Anne of Green Gables by LM Montgomery: an old favorite. It's like comfort food. Non-fat comfort food.
Pride and Prejudice by Jane Austen: Somehow this makes my list every year. I don't always read the whole thing, but it's one that I can pick up at anytime. This year, however, I listened to it. And laughed aloud in the car. Here are a few comments on P and P.
Right Ho, Jeeves by PG Wodehouse: I love Wodehouse's dry wit. Bertie Wooster makes me giggle. For the longest time, I had a terrible time watching House, because Hugh Laurie will always be Bertie in my mind. He's an accidental genius.

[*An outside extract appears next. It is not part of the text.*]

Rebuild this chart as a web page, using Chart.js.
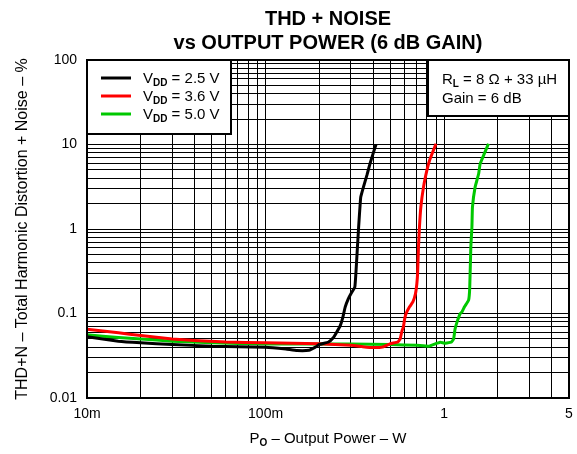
<!DOCTYPE html>
<html lang="en">
<head>
    <meta charset="UTF-8">
    <title>THD + Noise vs Output Power</title>
    <script src="https://cdn.jsdelivr.net/npm/chart.js"></script>
    <style>
        html, body { margin: 0; padding: 0; background: #fff; }
        #wrap { width: 577px; height: 454px; }
    </style>
</head>
<body>
<div id="wrap"><canvas id="thdChart" width="577" height="454"></canvas></div>
<script>
// values (output power in W, THD+N in %)
const vdd25Power = [0.01, 0.015, 0.02, 0.03, 0.05, 0.1, 0.13, 0.15, 0.175, 0.19, 0.2, 0.225, 0.24, 0.25, 0.262, 0.27, 0.279, 0.29, 0.3, 0.316, 0.321, 0.331, 0.341, 0.353, 0.37, 0.384, 0.415];
const vdd25Thd   = [0.053, 0.047, 0.045, 0.043, 0.041, 0.040, 0.038, 0.0365, 0.0368, 0.040, 0.043, 0.046, 0.052, 0.06, 0.072, 0.088, 0.119, 0.148, 0.17, 0.206, 0.32, 0.96, 2.38, 3.13, 4.4, 5.9, 10];

const vdd36Power = [0.01, 0.015, 0.02, 0.03, 0.04, 0.06, 0.1, 0.2, 0.3, 0.35, 0.4, 0.45, 0.5, 0.55, 0.567, 0.58, 0.591, 0.6, 0.612, 0.64, 0.668, 0.69, 0.703, 0.71, 0.718, 0.727, 0.74, 0.766, 0.8, 0.828, 0.9];
const vdd36Thd   = [0.065, 0.059, 0.055, 0.05, 0.048, 0.046, 0.045, 0.044, 0.042, 0.0405, 0.0395, 0.040, 0.044, 0.046, 0.05, 0.062, 0.069, 0.085, 0.1, 0.12, 0.137, 0.17, 0.225, 0.3, 0.61, 1.05, 1.81, 3.13, 4.93, 6.47, 10.2];

const vdd50Power = [0.01, 0.015, 0.02, 0.03, 0.05, 0.1, 0.2, 0.3, 0.5, 0.7, 0.82, 0.89, 0.95, 1.0, 1.035, 1.1, 1.13, 1.15, 1.18, 1.23, 1.26, 1.3, 1.37, 1.39, 1.41, 1.43, 1.44, 1.49, 1.56, 1.59, 1.77];
const vdd50Thd   = [0.056, 0.052, 0.05, 0.047, 0.045, 0.0435, 0.0435, 0.0435, 0.043, 0.042, 0.041, 0.0437, 0.0458, 0.0445, 0.0448, 0.046, 0.05, 0.065, 0.079, 0.1, 0.105, 0.12, 0.144, 0.2, 0.61, 1.05, 1.81, 3.13, 4.5, 5.9, 10.2];

const seriesNames = ['2.5 V', '3.6 V', '5.0 V'];

const xGrid = [0.01, 0.02, 0.03, 0.04, 0.05, 0.06, 0.07, 0.08, 0.09, 0.1, 0.2, 0.3, 0.4, 0.5, 0.6, 0.7, 0.8, 0.9, 1, 2, 3, 4, 5];
const xTickValues = [0.01, 0.1, 1, 5];
const xTickLabels = ['10m', '100m', '1', '5'];

const yGrid = [0.01, 0.02, 0.03, 0.04, 0.05, 0.06, 0.07, 0.08, 0.09, 0.1, 0.2, 0.3, 0.4, 0.5, 0.6, 0.7, 0.8, 0.9, 1, 2, 3, 4, 5, 6, 7, 8, 9, 10, 20, 30, 40, 50, 60, 70, 80, 90, 100];
const yTickValues = [0.01, 0.1, 1, 10, 100];
const yTickLabels = ['0.01', '0.1', '1', '10', '100'];

const FONT = '"Liberation Sans", Arial, Helvetica, sans-serif';
const colors = ['#000000', '#ff0000', '#00c800'];

function pts(xs, ys) {
    return xs.map((x, i) => ({ x: x, y: ys[i] }));
}

function labelFor(v, vals, texts) {
    for (let i = 0; i < vals.length; i++) {
        if (Math.abs(v - vals[i]) / vals[i] < 1e-6) return texts[i];
    }
    return '';
}

// draw a run of text pieces, some of them subscripts
function richText(ctx, parts, x, y) {
    parts.forEach(p => {
        ctx.font = p.font;
        ctx.fillText(p.t, x, y + (p.dy || 0));
        x += ctx.measureText(p.t).width;
    });
    return x;
}

const decor = {
    id: 'decor',
    afterDatasetsDraw(chart) {
        const ctx = chart.ctx;
        const a = chart.chartArea;
        ctx.save();
        ctx.fillStyle = '#000';
        ctx.textBaseline = 'alphabetic';

        // legend box (top left)
        ctx.fillStyle = '#fff';
        ctx.fillRect(a.left, a.top, 144, 74);
        ctx.strokeStyle = '#000';
        ctx.lineWidth = 2;
        ctx.strokeRect(a.left, a.top, 144, 74);
        chart.data.datasets.forEach((ds, i) => {
            const cy = a.top + 18 + i * 18;
            ctx.strokeStyle = ds.borderColor;
            ctx.lineWidth = 3;
            ctx.beginPath();
            ctx.moveTo(a.left + 14, cy);
            ctx.lineTo(a.left + 44, cy);
            ctx.stroke();
            ctx.fillStyle = '#000';
            richText(ctx, [
                { t: 'V', font: '15px ' + FONT },
                { t: 'DD', font: 'bold 10px ' + FONT, dy: 3 },
                { t: ' = ' + seriesNames[i], font: '15px ' + FONT }
            ], a.left + 56, cy + 5);
        });

        // conditions box (top right)
        const bx = 428, bw = a.right - bx;
        ctx.fillStyle = '#fff';
        ctx.fillRect(bx, a.top, bw, 56);
        ctx.strokeStyle = '#000';
        ctx.lineWidth = 2;
        ctx.strokeRect(bx, a.top, bw, 56);
        ctx.fillStyle = '#000';
        richText(ctx, [
            { t: 'R', font: '15px ' + FONT },
            { t: 'L', font: 'bold 10px ' + FONT, dy: 3 },
            { t: ' = 8 \u03A9 + 33 \u00B5H', font: '15px ' + FONT }
        ], bx + 14, a.top + 24);
        richText(ctx, [{ t: 'Gain = 6 dB', font: '15px ' + FONT }], bx + 14, a.top + 43);

        // plot frame
        ctx.lineWidth = 2;
        ctx.strokeRect(a.left, a.top, a.right - a.left, a.bottom - a.top);

        // chart title
        ctx.textAlign = 'center';
        ctx.font = 'bold 20px ' + FONT;
        const cx = (a.left + a.right) / 2;
        ctx.fillText('THD + NOISE', cx, 25);
        ctx.fillText('vs OUTPUT POWER (6 dB GAIN)', cx, 49);

        // x axis title with subscript
        ctx.textAlign = 'left';
        ctx.font = '15px ' + FONT;
        const pW = ctx.measureText('P').width;
        ctx.font = 'bold 10px ' + FONT;
        const oW = ctx.measureText('O').width;
        ctx.font = '15px ' + FONT;
        const restW = ctx.measureText(' \u2013 Output Power \u2013 W').width;
        richText(ctx, [
            { t: 'P', font: '15px ' + FONT },
            { t: 'O', font: 'bold 10px ' + FONT, dy: 3 },
            { t: ' \u2013 Output Power \u2013 W', font: '15px ' + FONT }
        ], cx - (pW + oW + restW) / 2, 443);

        // y axis title
        ctx.translate(27, (a.top + a.bottom) / 2);
        ctx.rotate(-Math.PI / 2);
        ctx.textAlign = 'center';
        ctx.font = '16px ' + FONT;
        ctx.fillText('THD+N \u2013 Total Harmonic Distortion + Noise \u2013 %', 0, 0);
        ctx.restore();
    }
};

const ctx = document.getElementById('thdChart').getContext('2d');
new Chart(ctx, {
    type: 'line',
    data: {
        datasets: [
            { label: 'VDD = 2.5 V', data: pts(vdd25Power, vdd25Thd), borderColor: colors[0] },
            { label: 'VDD = 3.6 V', data: pts(vdd36Power, vdd36Thd), borderColor: colors[1] },
            { label: 'VDD = 5.0 V', data: pts(vdd50Power, vdd50Thd), borderColor: colors[2] }
        ]
    },
    options: {
        responsive: false,
        animation: false,
        parsing: false,
        elements: {
            line: { borderWidth: 3, tension: 0.1, fill: false },
            point: { radius: 0 }
        },
        layout: { padding: { top: 60, right: 8, left: 0, bottom: 0 } },
        plugins: {
            legend: { display: false },
            title: { display: false },
            tooltip: { enabled: false }
        },
        scales: {
            x: {
                type: 'logarithmic',
                min: 0.01,
                max: 5,
                afterBuildTicks: s => { s.ticks = xGrid.map(v => ({ value: v })); },
                afterFit: s => { s.height = 56; s.paddingLeft = 0; s.paddingRight = 0; },
                ticks: {
                    autoSkip: false,
                    maxRotation: 0,
                    padding: 8,
                    color: '#000',
                    font: { family: FONT, size: 14 },
                    callback: v => labelFor(v, xTickValues, xTickLabels)
                },
                grid: { color: '#000', lineWidth: 1, drawTicks: false },
                border: { display: false }
            },
            y: {
                type: 'logarithmic',
                min: 0.01,
                max: 100,
                afterBuildTicks: s => { s.ticks = yGrid.map(v => ({ value: v })); },
                afterFit: s => { s.width = 87; },
                ticks: {
                    autoSkip: false,
                    padding: 10,
                    color: '#000',
                    font: { family: FONT, size: 14 },
                    callback: v => labelFor(v, yTickValues, yTickLabels)
                },
                grid: { color: '#000', lineWidth: 1, drawTicks: false },
                border: { display: false }
            }
        }
    },
    plugins: [decor]
});
</script>
</body>
</html>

Little Women, Little Men and Jo's Boys by Louisa May Alcott: The first two I had read years ago, but it was fun to reread them, and to finish the story and see my favorite heroine Jo, not only as a young woman, but as an older, married, and surprisingly mature woman.
North to the Orient by Anne Morrow Lindbergh: Anne has a way of writing that makes me think I could have been an adventuress with her. I am kidding myself. This is her journal of her trip with husband Charles through the arctic circle to China in an all-too-small (in my opinion) plane.
Quiet Strength by Tony Dungy: Yes, a football book.. Sort of. It's really more of a pull-yourself-up-by-your-bootstraps and live-your-faith-in-action book. Great read for men.
Murder at the Library of Congress by Margaret Truman: The late M. Truman was the only daughter of President Harry Truman. She wrote this great series of mysteries set in DC in a way that is realistic about politics without being terribly cynical.
Creating a Beautiful Home by Alexandra Stoddard: Another one that is ALWAYS on my bookshelf. Stoddard's philosophy of home-keeping (not housework!) are inspiring to me and strike a chord.
Made in America by Bill Bryson: subtitled, An Informal History of the English Language in the United States. Bryson is funny. I mean, I read a whole book not just IN English, but ABOUT English. And mostly about how we Americans have butchered it for years.
The Merry Adventures of Robin Hood by Howard Pyle: Brought back fond memories of reading this to Michael when he was about seven.
For Women Only by Shaunti Feldhaun: An interesting compilation of survey info about what men really think. Pretty eye opening.
King Solomon's Mines by H Rider Haggard: Read my review here.
Where the Heart Is by Billie Letts: A sweet easy read about a girl whose life begins as a train wreck, but who finds a family in Wal-mart. Okay, that's an over-simplification, but it was a nice bedtime read.
Happiness for Two by Alexandra Stoddard: Pointers on making your honey happy. For a lifetime. Written in short chapters so I kept it in my purse for when I was waiting for something. Usually my honey.